3. Wis Stat 799.40 (1m) takes away a tenant’s right to have a cureable five-day notice for non-payment of rent dismissed after paying the amount due. The law specifies that the tenant cannot be evicted for non-payment of rent after paying it. By implication, a landlord wishing to continue with the eviction would have to supply a new justification for the eviction after the rent had been paid. If a landlord is committed to evicting a tenant, and they have a reason other than non-payment, why would they not just use the other reason to evict the tenant in the first place? This law seems to be intended to make evictions in such cases occur more quickly. In effect, it would limit affected tenants’ right to due process. For example, if a tenant receives a five day notice for non-payment, pays the rent due four days later, and then learns on the same day that the eviction will proceed for another reason, she or he will not have sufficient time to cure or contest the new reason.

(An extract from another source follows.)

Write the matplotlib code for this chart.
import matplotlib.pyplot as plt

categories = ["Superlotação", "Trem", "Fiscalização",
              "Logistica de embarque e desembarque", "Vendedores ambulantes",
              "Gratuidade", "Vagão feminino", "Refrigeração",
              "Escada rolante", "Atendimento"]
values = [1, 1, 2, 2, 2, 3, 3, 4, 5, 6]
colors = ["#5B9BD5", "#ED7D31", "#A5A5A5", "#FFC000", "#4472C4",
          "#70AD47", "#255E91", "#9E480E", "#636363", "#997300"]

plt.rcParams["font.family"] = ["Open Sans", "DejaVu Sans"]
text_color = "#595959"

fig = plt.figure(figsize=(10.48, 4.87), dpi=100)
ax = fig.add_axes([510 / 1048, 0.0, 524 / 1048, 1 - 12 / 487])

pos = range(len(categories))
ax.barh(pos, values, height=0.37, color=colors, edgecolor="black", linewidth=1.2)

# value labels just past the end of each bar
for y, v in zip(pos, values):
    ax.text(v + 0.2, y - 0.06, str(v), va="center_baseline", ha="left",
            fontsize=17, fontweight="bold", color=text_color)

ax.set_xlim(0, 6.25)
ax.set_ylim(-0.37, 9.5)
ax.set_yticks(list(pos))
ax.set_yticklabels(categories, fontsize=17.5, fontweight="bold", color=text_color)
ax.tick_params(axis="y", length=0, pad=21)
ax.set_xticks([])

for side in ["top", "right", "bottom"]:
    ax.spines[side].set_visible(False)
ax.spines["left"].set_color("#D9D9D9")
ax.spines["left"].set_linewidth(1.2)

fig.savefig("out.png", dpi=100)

PROPERTY LEFT BEHIND / LIEN

SB 466 / AB 561 grants landlords more power and discretion to dispose of property left behind by tenants.  Current law requires landlords to store the property and provide notice to the tenant within 10 days of the storage of the right to claim the property upon satisfaction of the landlord’s lien (i.e. payment of moving and storage costs)  within 30 days of notice of the storage.   If the tenant fails to pay the charges and claim their property, the landlord may sell the property and keep the proceeds equivalent to the cost of sale and storage. The remainder of the proceeds would be sent to the department of administration to fund homeless services. Under this bill, if the landlord, under their sole discretion, determines the property has been left behind, they are essentially allowed to do whatever they want with the property and would not be required to send sale proceeds to the department of administration for homeless programs.

Right to retrieve medical equipment and rights of other lienholders and interested parties extinguished.  The current law protects the right of a tenant who might have left stuff behind to retrieve it if it is medicine or medical equipment, but this proposal gets rid of that protection entirely. The bill wipes out secured interests (e.g. furniture rental companies) and claims of other interested parties.

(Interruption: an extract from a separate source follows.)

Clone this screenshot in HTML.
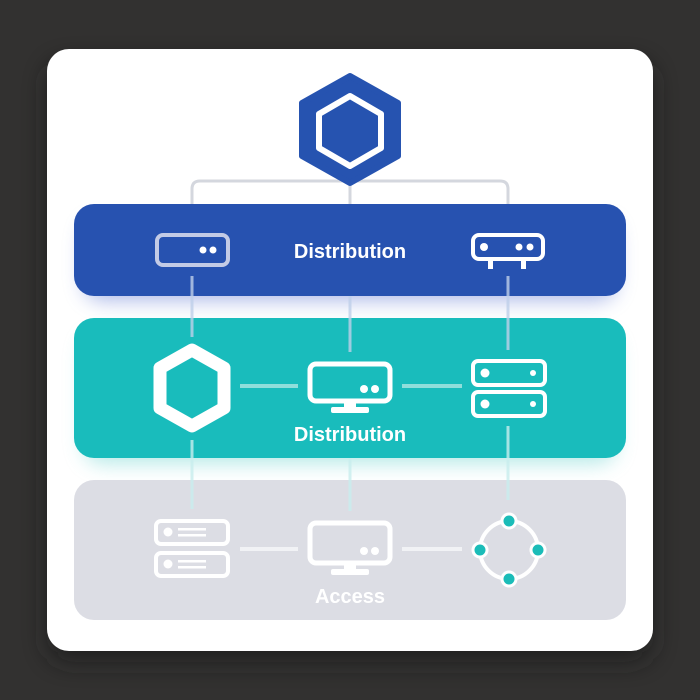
<!DOCTYPE html>
<html><head><meta charset="utf-8"><style>
html,body{margin:0;padding:0;width:700px;height:700px;overflow:hidden;background:#323130;}
svg{display:block}
text{font-family:"Liberation Sans",sans-serif;font-weight:bold;}
</style></head><body>
<svg width="700" height="700" viewBox="0 0 700 700">
<defs>
<filter id="sh" x="-20%" y="-20%" width="140%" height="160%"><feGaussianBlur stdDeviation="10"/></filter>
<filter id="cs" x="-10%" y="-10%" width="120%" height="130%"><feGaussianBlur stdDeviation="12"/></filter>
</defs>
<rect x="0" y="0" width="700" height="700" fill="#323130"/>
<rect x="47" y="62" width="606" height="600" rx="22" fill="#1c1c1c" filter="url(#cs)" opacity="0.7"/>
<rect x="47" y="49" width="606" height="602" rx="22" fill="#ffffff"/>
<path d="M192 204 V189 Q192 181 200 181 H500 Q508 181 508 189 V204" fill="none" stroke="#d4d7de" stroke-width="3"/>
<line x1="350" y1="181" x2="350" y2="204" stroke="#d4d7de" stroke-width="3"/>
<polygon points="350,76 398,103 398,156 350,183 302,156 302,103" fill="#2653b0" stroke="#2653b0" stroke-width="6" stroke-linejoin="round"/>
<polygon points="350,96 381,114 381,148 350,166 319,148 319,114" fill="none" stroke="#fff" stroke-width="6" stroke-linejoin="round"/>
<rect x="84" y="220" width="532" height="80" rx="18" fill="#6f86d8" filter="url(#sh)" opacity="0.6"/>
<rect x="84" y="335" width="532" height="128" rx="18" fill="#7fd9d6" filter="url(#sh)" opacity="0.6"/>
<rect x="74" y="480" width="552" height="140" rx="20" fill="#dcdde4"/>
<rect x="74" y="318" width="552" height="140" rx="20" fill="#19bcbc"/>
<rect x="74" y="204" width="552" height="92" rx="20" fill="#2752b0"/>
<text x="350" y="258" font-size="20" fill="#fff" text-anchor="middle">Distribution</text>
<rect x="157" y="235" width="71" height="30" rx="6" fill="none" stroke="#c3cbe6" stroke-width="4"/>
<circle cx="203" cy="250" r="3.5" fill="#fff"/><circle cx="213" cy="250" r="3.5" fill="#fff"/>
<rect x="473" y="235" width="70" height="24" rx="6" fill="none" stroke="#fff" stroke-width="4"/>
<circle cx="484" cy="247" r="4" fill="#fff"/><circle cx="519" cy="247" r="3.5" fill="#fff"/><circle cx="530" cy="247" r="3.5" fill="#fff"/>
<rect x="488" y="259" width="5" height="10" fill="#fff"/><rect x="521" y="259" width="5" height="10" fill="#fff"/>
<g stroke="#bfd0ea" stroke-width="3" opacity="0.8">
<line x1="192" y1="276" x2="192" y2="337"/>
<line x1="350" y1="296" x2="350" y2="352"/>
<line x1="508" y1="276" x2="508" y2="350"/>
</g>
<g stroke="#c9eeee" stroke-width="3" opacity="0.8">
<line x1="192" y1="440" x2="192" y2="509"/>
<line x1="350" y1="458" x2="350" y2="511"/>
<line x1="508" y1="426" x2="508" y2="500"/>
</g>
<g stroke="#8fdedb" stroke-width="4">
<line x1="240" y1="386" x2="298" y2="386"/>
<line x1="402" y1="386" x2="462" y2="386"/>
</g>
<polygon points="192,350 224,368 224,408 192,426 160,408 160,368" fill="none" stroke="#fff" stroke-width="13" stroke-linejoin="round"/>
<rect x="310" y="364" width="80" height="37" rx="6" fill="none" stroke="#fff" stroke-width="5"/>
<circle cx="364" cy="389" r="4" fill="#fff"/><circle cx="375" cy="389" r="4" fill="#fff"/>
<rect x="344" y="401" width="12" height="8" fill="#fff"/><rect x="331" y="407" width="38" height="6" rx="2" fill="#fff"/>
<rect x="473" y="361" width="72" height="24" rx="5" fill="none" stroke="#fff" stroke-width="4"/>
<rect x="473" y="392" width="72" height="24" rx="5" fill="none" stroke="#fff" stroke-width="4"/>
<circle cx="485" cy="373" r="4.5" fill="#fff"/><circle cx="533" cy="373" r="3" fill="#fff"/>
<circle cx="485" cy="404" r="4.5" fill="#fff"/><circle cx="533" cy="404" r="3" fill="#fff"/>
<text x="350" y="441" font-size="20" fill="#fff" text-anchor="middle">Distribution</text>
<g stroke="#f1f2f5" stroke-width="4">
<line x1="240" y1="549" x2="298" y2="549"/>
<line x1="402" y1="549" x2="462" y2="549"/>
</g>
<rect x="156" y="521" width="72" height="23" rx="5" fill="none" stroke="#fff" stroke-width="4"/>
<rect x="156" y="553" width="72" height="23" rx="5" fill="none" stroke="#fff" stroke-width="4"/>
<circle cx="168" cy="532" r="4.5" fill="#fff"/><rect x="178" y="528" width="28" height="2.5" fill="#fff"/><rect x="178" y="534" width="28" height="2.5" fill="#fff"/>
<circle cx="168" cy="564" r="4.5" fill="#fff"/><rect x="178" y="560" width="28" height="2.5" fill="#fff"/><rect x="178" y="566" width="28" height="2.5" fill="#fff"/>
<rect x="310" y="523" width="80" height="40" rx="6" fill="none" stroke="#fff" stroke-width="5"/>
<circle cx="364" cy="551" r="4" fill="#fff"/><circle cx="375" cy="551" r="4" fill="#fff"/>
<rect x="344" y="563" width="12" height="8" fill="#fff"/><rect x="331" y="569" width="38" height="6" rx="2" fill="#fff"/>
<circle cx="509" cy="550" r="29" fill="none" stroke="#fff" stroke-width="4"/>
<g fill="#1bbcb8" stroke="#fff" stroke-width="3">
<circle cx="509" cy="521" r="7"/><circle cx="538" cy="550" r="7"/><circle cx="509" cy="579" r="7"/><circle cx="480" cy="550" r="7"/>
</g>
<text x="350" y="603" font-size="20" fill="#fff" text-anchor="middle">Access</text>
</svg>
</body></html>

Lack of enforcement mechanism.  There are many cases where landlord’s seize people’s final load as they are moving – with this provision they can simply claim it was “left behind,” and what is a person supposed to do?  What is the means of protecting against violations of these provisions as proposed?  Is there none at all?  Under current law, there are instances where a landlord claims that a tenant had left stuff behind, but the tenant disputes, and find items like the their  birth certificate, family photos, driver’s license, etc., in the dumpster.    What possible enforcement mechanism would exist to help a tenant who suffered such a violation?  Currently, ATCP 134.09(4) makes it a violation to hold a tenant’s property unless there is a lien under sec. 704.05(5) – so without there any longer being a lien in that section of 704, this appears to eliminate protections from a landlord seizing a tenant’s property.

 

SB 466 / AB 561 grants landlords more power and discretion to dispose of property left behind by tenants.  Current law requires landlords to store the property

and provide notice to the tenant of the right to claim the property within 30 days or the landlord may sell the property and keep the proceeds equivalent to the cost of sale and storage. The remainder of the proceeds would be sent to the department of administration to fund homeless services. Under this bill, landlords would be allowed to do whatever they want with the property and would not be required to send sale proceeds to the Department of Administration for homeless programs. The bill wipes out secured interests and claims of other interested parties.